-- Start Supplied data --

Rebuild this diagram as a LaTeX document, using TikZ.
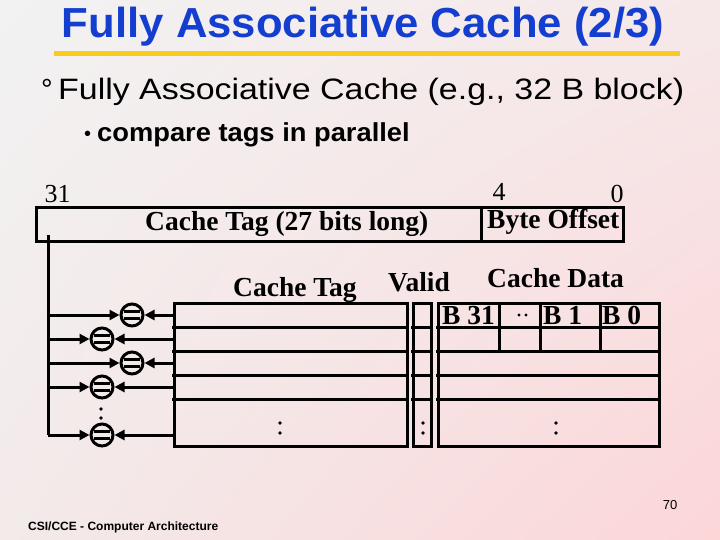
\documentclass[tikz,border=0pt]{standalone}
\usepackage{fontspec}
\setmainfont{Liberation Serif}
\newfontfamily\arial{Liberation Sans}
\usetikzlibrary{arrows.meta,shadings}
\definecolor{bgA}{HTML}{F2F2F2}
\definecolor{bgB}{HTML}{F6E8E9}
\definecolor{bgC}{HTML}{F3EAEA}
\definecolor{bgD}{HTML}{FCD6D8}
\definecolor{titleblue}{RGB}{20,62,208}
\definecolor{yel}{RGB}{249,203,28}
\tikzset{
  ln/.style={line width=3pt},
  arw/.style={line width=3pt,-{Triangle[length=10pt,width=10pt]}},
  cmp/.style={circle,draw,line width=3pt,minimum size=22pt,inner sep=0pt,
    path picture={\draw[line width=2.2pt]
      ([shift={(-8,-3.5)}]path picture bounding box.center) -- ++(16,0)
      ([shift={(-8,3.5)}]path picture bounding box.center) -- ++(16,0);}},
  lbl/.style={font=\bfseries\fontsize{27.5}{30}\selectfont,inner sep=0pt,anchor=base west},
  num/.style={font=\fontsize{26}{28}\selectfont,inner sep=0pt,anchor=base},
  dot/.style={fill=black}
}
\begin{document}
\begin{tikzpicture}[x=1pt,y=-1pt]
\useasboundingbox (0,0) rectangle (720,540);
\shade[upper left=bgA,upper right=bgB,lower left=bgC,lower right=bgD] (0,0) rectangle (720,540);

% title
\node[anchor=base,inner sep=0pt,text=titleblue,font=\arial\bfseries\fontsize{42}{48}\selectfont] (title) at (363,38) {\scalebox{1.04}[1]{Fully Associative Cache (2/3)}};
\draw[line width=5pt,yel] (54,54) -- (680,54);

% bullets
\node[anchor=base west,inner sep=0pt,font=\arial\fontsize{29}{32}\selectfont] (deg) at (41,100) {°};
\node[anchor=base west,inner sep=0pt,font=\arial\fontsize{29.5}{32}\selectfont] (sub) at (58,100) {\scalebox{1.15}[1]{Fully Associative Cache (e.g., 32 B block)}};
\node[anchor=base west,inner sep=0pt,font=\arial\fontsize{20}{22}\selectfont] (bul) at (84,141) {•};
\node[anchor=base west,inner sep=0pt,font=\arial\bfseries\fontsize{26}{28}\selectfont] (sub2) at (97,142) {\scalebox{1.05}[1]{compare tags in parallel}};

% address
\node[num] (n31) at (57.5,203) {31};
\node[num] (n4) at (499,201) {4};
\node[num] (n0) at (617,203) {0};
\draw[ln] (36,208) rectangle (623,241);
\draw[ln] (481,208) -- (481,241);
\node[lbl] (tagf) at (145,230) {Cache Tag (27 bits long)};
\node[lbl] (offf) at (487,229) {Byte Offset};

% headers
\node[lbl] (hTag) at (233,296) {Cache Tag};
\node[lbl] (hVal) at (388,291) {Valid};
\node[lbl] (hDat) at (487,287) {Cache Data};

% tag array
\draw[ln] (174,303) rectangle (407,446);
\foreach \y in {327,351,375,399} {\draw[ln] (172,\y) -- (407,\y);}
% valid
\draw[ln] (413,303) rectangle (431,446);
\foreach \y in {327,351,375,399} {\draw[ln] (411,\y) -- (431,\y);}
% data
\draw[ln] (438,303) rectangle (659,446);
\foreach \y in {327,351,375,399} {\draw[ln] (436,\y) -- (659,\y);}
\foreach \x in {499,540,600} {\draw[ln] (\x,303) -- (\x,351);}
\node[lbl] (b31) at (442,324) {B 31};
\node[lbl] (b1) at (543,324) {B 1};
\node[lbl] (b0) at (602,324) {B 0};
\fill[dot] (519,315) circle (1.6) (526,315) circle (1.6);

% dots in arrays
\fill[dot] (280,423) circle (1.8) (280,433) circle (1.8);
\fill[dot] (423,423) circle (1.8) (423,433) circle (1.8);
\fill[dot] (556,423) circle (1.8) (556,433) circle (1.8);
\fill[dot] (101,409) circle (1.8) (101,418) circle (1.8);

% comparators
\node[cmp] (c1) at (132,315) {};
\node[cmp] (c2) at (102,339) {};
\node[cmp] (c3) at (132,363) {};
\node[cmp] (c4) at (102,387) {};
\node[cmp] (c5) at (102,435) {};

\coordinate (bt) at (48,235);
\coordinate (bb) at (48,435);
\foreach \i/\y in {1/315,2/339,3/363,4/387,5/435} {
  \coordinate (b\i) at (48,\y);
  \coordinate (t\i) at (174,\y);
}
\draw[ln] (bt) -- (bb);
\foreach \i in {1,...,5} {
  \draw[arw] (b\i) -- (c\i.west);
  \draw[arw] (t\i) -- (c\i.east);
}

% footer
\node[anchor=base west,inner sep=0pt,font=\arial\bfseries\fontsize{12}{14}\selectfont] (foot) at (28,530) {CSI/CCE - Computer Architecture};
\node[anchor=base,inner sep=0pt,font=\arial\fontsize{13}{14}\selectfont] (page) at (670,509) {70};
\end{tikzpicture}
\end{document}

-- End Supplied data --

_What you will do:_ Working from the lines above, reproduce the material exactly and exclude its pictures.

_Reply to the exercise:_
Rebuild this diagram as a LaTeX document, using TikZ.
\documentclass[tikz,border=0pt]{standalone}
\usepackage{fontspec}
\setmainfont{Liberation Serif}
\newfontfamily\arial{Liberation Sans}
\usetikzlibrary{arrows.meta,shadings}
\definecolor{bgA}{HTML}{F2F2F2}
\definecolor{bgB}{HTML}{F6E8E9}
\definecolor{bgC}{HTML}{F3EAEA}
\definecolor{bgD}{HTML}{FCD6D8}
\definecolor{titleblue}{RGB}{20,62,208}
\definecolor{yel}{RGB}{249,203,28}
\tikzset{
  ln/.style={line width=3pt},
  arw/.style={line width=3pt,-{Triangle[length=10pt,width=10pt]}},
  cmp/.style={circle,draw,line width=3pt,minimum size=22pt,inner sep=0pt,
    path picture={\draw[line width=2.2pt]
      ([shift={(-8,-3.5)}]path picture bounding box.center) -- ++(16,0)
      ([shift={(-8,3.5)}]path picture bounding box.center) -- ++(16,0);}},
  lbl/.style={font=\bfseries\fontsize{27.5}{30}\selectfont,inner sep=0pt,anchor=base west},
  num/.style={font=\fontsize{26}{28}\selectfont,inner sep=0pt,anchor=base},
  dot/.style={fill=black}
}
\begin{document}
\begin{tikzpicture}[x=1pt,y=-1pt]
\useasboundingbox (0,0) rectangle (720,540);
\shade[upper left=bgA,upper right=bgB,lower left=bgC,lower right=bgD] (0,0) rectangle (720,540);

% title
\node[anchor=base,inner sep=0pt,text=titleblue,font=\arial\bfseries\fontsize{42}{48}\selectfont] (title) at (363,38) {\scalebox{1.04}[1]{Fully Associative Cache (2/3)}};
\draw[line width=5pt,yel] (54,54) -- (680,54);

% bullets
\node[anchor=base west,inner sep=0pt,font=\arial\fontsize{29}{32}\selectfont] (deg) at (41,100) {°};
\node[anchor=base west,inner sep=0pt,font=\arial\fontsize{29.5}{32}\selectfont] (sub) at (58,100) {\scalebox{1.15}[1]{Fully Associative Cache (e.g., 32 B block)}};
\node[anchor=base west,inner sep=0pt,font=\arial\fontsize{20}{22}\selectfont] (bul) at (84,141) {•};
\node[anchor=base west,inner sep=0pt,font=\arial\bfseries\fontsize{26}{28}\selectfont] (sub2) at (97,142) {\scalebox{1.05}[1]{compare tags in parallel}};

% address
\node[num] (n31) at (57.5,203) {31};
\node[num] (n4) at (499,201) {4};
\node[num] (n0) at (617,203) {0};
\draw[ln] (36,208) rectangle (623,241);
\draw[ln] (481,208) -- (481,241);
\node[lbl] (tagf) at (145,230) {Cache Tag (27 bits long)};
\node[lbl] (offf) at (487,229) {Byte Offset};

% headers
\node[lbl] (hTag) at (233,296) {Cache Tag};
\node[lbl] (hVal) at (388,291) {Valid};
\node[lbl] (hDat) at (487,287) {Cache Data};

% tag array
\draw[ln] (174,303) rectangle (407,446);
\foreach \y in {327,351,375,399} {\draw[ln] (172,\y) -- (407,\y);}
% valid
\draw[ln] (413,303) rectangle (431,446);
\foreach \y in {327,351,375,399} {\draw[ln] (411,\y) -- (431,\y);}
% data
\draw[ln] (438,303) rectangle (659,446);
\foreach \y in {327,351,375,399} {\draw[ln] (436,\y) -- (659,\y);}
\foreach \x in {499,540,600} {\draw[ln] (\x,303) -- (\x,351);}
\node[lbl] (b31) at (442,324) {B 31};
\node[lbl] (b1) at (543,324) {B 1};
\node[lbl] (b0) at (602,324) {B 0};
\fill[dot] (519,315) circle (1.6) (526,315) circle (1.6);

% dots in arrays
\fill[dot] (280,423) circle (1.8) (280,433) circle (1.8);
\fill[dot] (423,423) circle (1.8) (423,433) circle (1.8);
\fill[dot] (556,423) circle (1.8) (556,433) circle (1.8);
\fill[dot] (101,409) circle (1.8) (101,418) circle (1.8);

% comparators
\node[cmp] (c1) at (132,315) {};
\node[cmp] (c2) at (102,339) {};
\node[cmp] (c3) at (132,363) {};
\node[cmp] (c4) at (102,387) {};
\node[cmp] (c5) at (102,435) {};

\coordinate (bt) at (48,235);
\coordinate (bb) at (48,435);
\foreach \i/\y in {1/315,2/339,3/363,4/387,5/435} {
  \coordinate (b\i) at (48,\y);
  \coordinate (t\i) at (174,\y);
}
\draw[ln] (bt) -- (bb);
\foreach \i in {1,...,5} {
  \draw[arw] (b\i) -- (c\i.west);
  \draw[arw] (t\i) -- (c\i.east);
}

% footer
\node[anchor=base west,inner sep=0pt,font=\arial\bfseries\fontsize{12}{14}\selectfont] (foot) at (28,530) {CSI/CCE - Computer Architecture};
\node[anchor=base,inner sep=0pt,font=\arial\fontsize{13}{14}\selectfont] (page) at (670,509) {70};
\end{tikzpicture}
\end{document}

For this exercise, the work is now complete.